In an interview with This is Money, cyber-hack guru Tony Dyhouse, director of Trustworthy Software Initiative, warned: 'If there is a path from the car to a smart hub linked to a variety of devices, there is also a path in the opposite direction.
'That means there’s opportunity to hack any device within the entire network by using the signal as a portal.
'The more devices you add results in an exponential increase in risk. Ultimately, someone online could unlock your car doors and start the engine by hacking into your smart kettle.'
6. Wipe your data before you sell the car
If you are selling your connected car and don’t want to leave your data exposed, go to your car’s infotainment unit and look in the Settings menu for controls to erase your account and data.
It’s a bit like restoring a phone to factory settings. Check your manual if you can’t find it easily on the unit itself.
When you drive it to the dealer, don’t reconnect your smartphone to the car, as otherwise you’ll leave trace information that hasn’t been deleted.
7. Revoke access from your phone so data can't be accessed
Deleting the car’s app from your phone won’t be enough to remove your access.
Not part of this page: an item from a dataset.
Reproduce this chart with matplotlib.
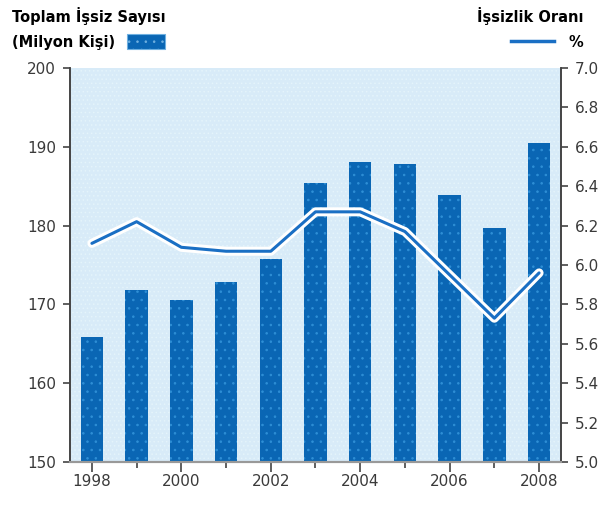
import matplotlib
matplotlib.use('Agg')
import matplotlib.pyplot as plt
import numpy as np

years = [1998, 1999, 2000, 2001, 2002, 2003, 2004, 2005, 2006, 2007, 2008]
unemployed = [165.9, 171.8, 170.6, 172.8, 175.8, 185.4, 188.1, 187.8, 183.9, 179.7, 190.5]
rate = [6.11, 6.22, 6.09, 6.07, 6.07, 6.27, 6.27, 6.17, 5.95, 5.73, 5.96]
left_ticks = [150, 160, 170, 180, 190, 200]
right_ticks = [5.0, 5.2, 5.4, 5.6, 5.8, 6.0, 6.2, 6.4, 6.6, 6.8, 7.0]

bar_blue = '#0a66b4'
line_blue = '#1a6fc4'
grey = '#444444'

plt.rcParams['hatch.linewidth'] = 0.6

fig = plt.figure(figsize=(6.08, 5.05), dpi=100)
ax = fig.add_axes([0.1151, 0.0851, 0.8076, 0.7802])
ax.set_facecolor('#d8ebf8')
ax.patch.set_hatch('....')
ax.patch.set_edgecolor('#e4f4fb')
ax.patch.set_linewidth(0)

x = np.arange(len(years))
ax.bar(x, np.array(unemployed) - 150, bottom=150, width=0.5, color=bar_blue,
       hatch='..', edgecolor='#2f8fd6', linewidth=0, zorder=2)

ax.set_xlim(-0.49, 10.49)
ax.set_ylim(150, 200)
ax.set_yticks(left_ticks)
ax.set_xticks(x)
ax.set_xticklabels([str(y) if y % 2 == 0 else '' for y in years])

ax2 = ax.twinx()
ax2.set_ylim(5.0, 7.0)
ax2.set_yticks(right_ticks)
ax2.set_yticklabels(['%.1f' % t for t in right_ticks])
ax2.plot(x, rate, color='white', lw=6.5, solid_capstyle='round', solid_joinstyle='round', zorder=3)
ax2.plot(x, rate, color=line_blue, lw=2.2, solid_capstyle='round', solid_joinstyle='round', zorder=4)

for a in (ax, ax2):
    a.spines['top'].set_visible(False)
    a.spines['left'].set_color(grey)
    a.spines['right'].set_color(grey)
    a.spines['bottom'].set_color('#999999')
    a.spines['left'].set_linewidth(1.2)
    a.spines['right'].set_linewidth(1.2)
    a.spines['bottom'].set_linewidth(1.5)
    a.tick_params(colors=grey, labelsize=11, length=5, width=1.2, labelcolor='#3a3a3a')

# longer ticks under labelled years
for i, t in enumerate(ax.xaxis.get_major_ticks()):
    if years[i] % 2 == 0:
        t.tick1line.set_markersize(7)
    else:
        t.tick1line.set_markersize(4)

ax.tick_params(axis='y', pad=5)
ax2.tick_params(axis='y', pad=5)

head = dict(fontsize=10.5, fontweight='heavy', family='Liberation Sans Narrow', va='center')
fig.text(0.02, 0.968, 'Toplam İşsiz Sayısı', ha='left', **head)
fig.text(0.02, 0.916, '(Milyon Kişi)', ha='left', **head)
fig.patches.append(plt.Rectangle((0.209, 0.903), 0.063, 0.03, transform=fig.transFigure,
                                 facecolor=bar_blue, edgecolor='#6fb0e0', lw=0.8,
                                 hatch='..'))

fig.text(0.96, 0.968, 'İşsizlik Oranı', ha='right', **head)
fig.lines.append(plt.Line2D([0.84, 0.912], [0.918, 0.918], transform=fig.transFigure,
                            color=line_blue, lw=2.5))
fig.text(0.935, 0.916, '%', ha='left', **head)

fig.savefig('out.png', dpi=100)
You need to break the link between you and the vehicle.
Again, you’ll need physical access to the infotainment system in order to trigger the master reset key.
Follow the instructions on the unit or check the manual to ensure your access is completely revoked before you sell it to the new owner.
8. If you're buying a second-hand car, make sure it can't be tracked by the previous keeper
Just as you think about mileage, service history and state of repair when buying a used car, you should also think about data.
When buying a car second-hand from a dealer or private seller, ask for evidence that all data has been removed and access rights revoked.
Then you won’t have to worry that the previous owner can still track, unlock or even drive away with your new car.
9. Beware: Rental and Car Club vehicles could also be storing your information if you connect your phone
Chances are that you have plugged in your phone in a rental and seen data on people who’ve used it. So be wary of connecting your phone to a rental or a vehicle from a car club.
It’s better to just use the infotainment unit, or solely rely on your smartphone.